Raw silk, and silk cocoons, was prime business for railroads from the turn of the century into the '30's when airlines stole the business. The product was somewhat perishable, which by itself made it time sensitive, but was also extremely valuable and shipped at very high insurance premiums. The less time on any particular railroad, the more profitable it was because of lower insurance cost.

EVERYTING, including each railroads "crack" passenger trains got out of the way of a silk train. Section crews would "spike" switches ahead of a silk train to make the track more secure. Crews were handpicked.

A ship coming into a west coast port would immediately trans load into baggage cars, and the doors nailed shut. All of the northern transcontinental railroads, and Canadian railroads vied for this business.

My, How You Have Grown!

What a difference a few years can make! Article from The Scranton Republican Tuesday, December 8, 1891.

string of boxcars

Delaware Lackawanna & Western, Central Railroad of NJ and Lehigh Valley predominate, with one from Lake Shore & Michigan Southern, another from Delaware & Hudson, and the light-colored one whose identity I can't make out (possibly New York Central & Hudson River, they had light grey cars.) Note how the cars have a variety of heights, even those from the same railroad. (The 3 CNJ cars are easy to spot with their 'bullseye' herald.)
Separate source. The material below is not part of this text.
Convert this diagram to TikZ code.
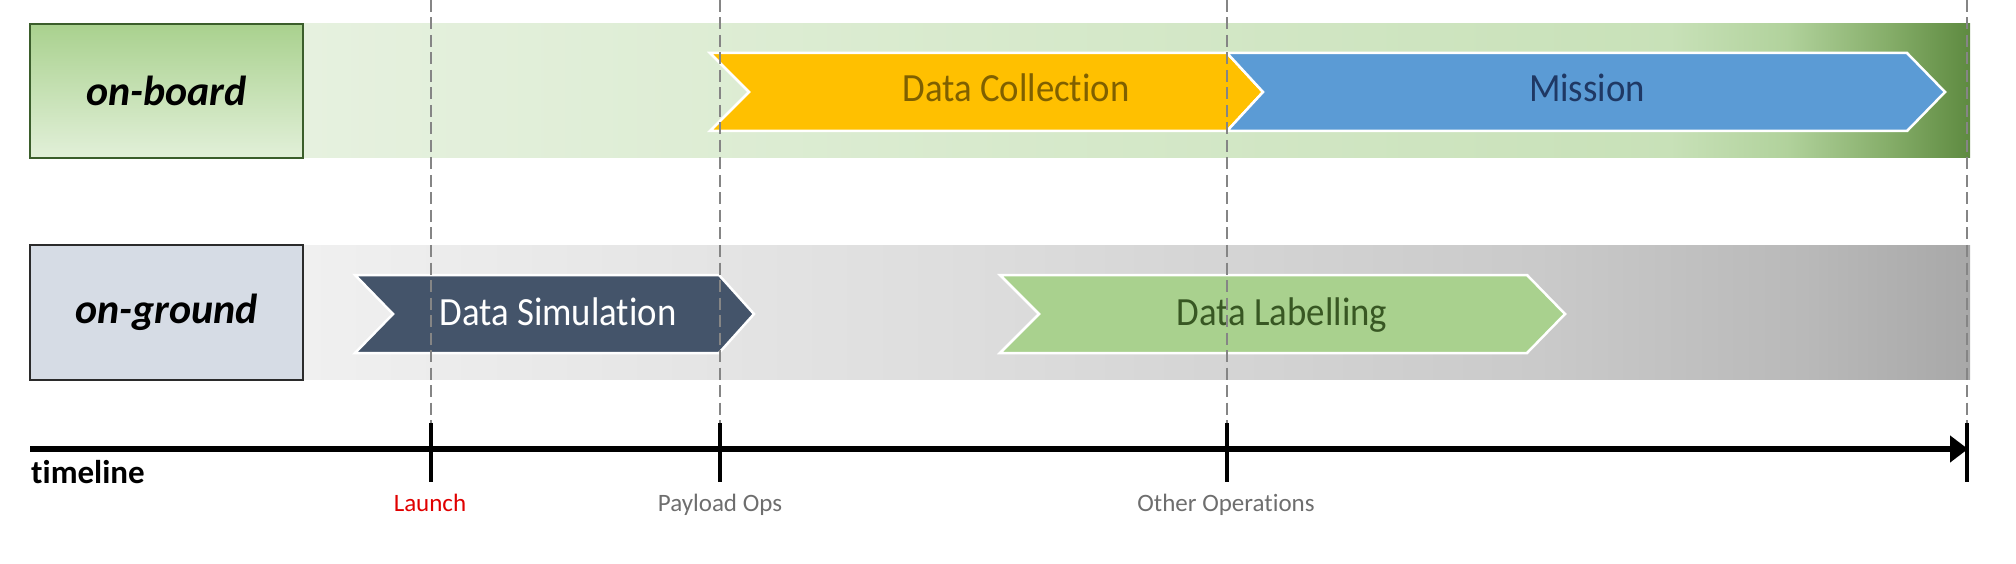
\documentclass[tikz,border=0pt]{standalone}
\usepackage{fontspec}
\setmainfont{Carlito}[Ligatures={NoCommon}]
\newfontfamily\chevfont[FakeStretch=0.92, Ligatures={NoCommon}]{Carlito}
\usetikzlibrary{arrows.meta}
\definecolor{gA}{HTML}{E6F1DF}
\definecolor{gB}{HTML}{D8EACD}
\definecolor{gC}{HTML}{C8E1B8}
\definecolor{gD}{HTML}{B1D29C}
\definecolor{gE}{HTML}{86AE6A}
\definecolor{gF}{HTML}{5E8A40}
\definecolor{sA}{HTML}{F0F0F0}
\definecolor{sB}{HTML}{DDDDDD}
\definecolor{sC}{HTML}{CACACA}
\definecolor{sD}{HTML}{B9B9B9}
\definecolor{sE}{HTML}{A8A8A8}
\definecolor{obTop}{HTML}{A9D18E}
\definecolor{obBot}{HTML}{E2F0D9}
\definecolor{obEdge}{HTML}{3B5E2B}
\definecolor{ogFill}{HTML}{D6DCE5}
\definecolor{ogEdge}{HTML}{2B2B2B}
\definecolor{collFill}{HTML}{FFC000}
\definecolor{collText}{HTML}{7F6000}
\definecolor{missFill}{HTML}{5B9BD5}
\definecolor{missText}{HTML}{1F3864}
\definecolor{simFill}{HTML}{44546A}
\definecolor{labFill}{HTML}{A9D18E}
\definecolor{labText}{HTML}{385723}
\definecolor{dashGray}{HTML}{858585}
\definecolor{launchRed}{HTML}{E00000}
\definecolor{opsGray}{HTML}{6E6E6E}
\pgfdeclarehorizontalshading{greenband}{100bp}{color(0bp)=(gA); color(25bp)=(gA); color(45bp)=(gB); color(66bp)=(gC); color(69.5bp)=(gD); color(72.5bp)=(gE); color(75bp)=(gF); color(100bp)=(gF)}
\pgfdeclarehorizontalshading{grayband}{100bp}{color(0bp)=(sA); color(25bp)=(sA); color(45bp)=(sB); color(62bp)=(sC); color(70bp)=(sD); color(75bp)=(sE); color(100bp)=(sE)}
\tikzset{
  lanebox/.style={draw, line width=2pt, minimum width=273pt, minimum height=134pt, inner sep=0pt,
    font=\fontsize{42}{48}\selectfont\bfseries\itshape},
  chevron/.style={draw=white, line width=2.5pt, line join=miter},
  chevtext/.style={anchor=base, inner sep=0pt, font=\chevfont\fontsize{40}{48}\selectfont},
  guide/.style={draw=dashGray, line width=1.8pt, dash pattern=on 12pt off 5.5pt},
  tick/.style={draw=black, line width=4pt},
  ticklabel/.style={anchor=base, inner sep=0pt, font=\fontsize{25}{30}\selectfont},
}
\begin{document}
\begin{tikzpicture}[x=1pt, y=-1pt]
\useasboundingbox (0,0) rectangle (2016,564);
% lanes
\path[shading=greenband] (303,24) rectangle (1970,158);
\path[shading=grayband] (303,246) rectangle (1970,379);
\node[lanebox, draw=obEdge, top color=obTop, bottom color=obBot] (onboard) at (166.5,91) {on-board};
\node[lanebox, draw=ogEdge, fill=ogFill] (onground) at (166.5,312.5) {on-ground};
% chevrons
\path[chevron, fill=collFill] (710,53) -- (1227,53) -- (1263,92) -- (1227,131) -- (710,131) -- (749,92) -- cycle;
\path[chevron, fill=missFill] (1227,53) -- (1907,53) -- (1945,92) -- (1907,131) -- (1227,131) -- (1263,92) -- cycle;
\path[chevron, fill=simFill] (355,275) -- (719,275) -- (754,314) -- (719,353) -- (355,353) -- (393,314) -- cycle;
\path[chevron, fill=labFill] (1000,275) -- (1527,275) -- (1565,314) -- (1527,353) -- (1000,353) -- (1039,314) -- cycle;
\node[chevtext, text=collText] (collection) at (1016,101.5) {Data Collection};
\node[chevtext, text=missText] (mission) at (1587,101.5) {Mission};
\node[chevtext, text=white] (simulation) at (558,325) {Data Simulation};
\node[chevtext, text=labText] (labelling) at (1282,325.5) {Data Labelling};
% guides and ticks
\foreach \n/\x in {launch/431, payload/720, other/1227, last/1967}{
  \coordinate (\n-top) at (\x,0);
  \coordinate (\n-tickA) at (\x,423);
  \coordinate (\n-tickB) at (\x,482);
  \draw[guide] (\n-top) -- (\n-tickA);
  \draw[tick] (\n-tickA) -- (\n-tickB);
}
% timeline
\coordinate (tlstart) at (30,449);
\coordinate (tlend) at (1968,449);
\draw[line width=6pt, -{Triangle[length=18pt, width=26pt]}] (tlstart) -- (tlend);
\node[anchor=base west, inner sep=0pt, font=\fontsize{33}{40}\selectfont\bfseries] (timeline) at (31,483) {timeline};
\node[ticklabel, text=launchRed] (launchlbl) at (430,511) {Launch};
\node[ticklabel, text=opsGray] (payloadlbl) at (720,511) {Payload Ops};
\node[ticklabel, text=opsGray] (otherlbl) at (1226,511) {Other Operations};
\end{tikzpicture}
\end{document}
And if I'm not mistaken, the left-most car is pushed up onto the mound of dirt that is the end-of-track bumper.

Not the Susquehanna

Pretty sure DPC mislabeled the image. This mill seems to have been along the Lackawanna (the Susquehanna doesn't go by Scranton). The mill was at the end of Fig Street in Scranton. The mill can seen in 1992 aerial photographs but is gone a few years later.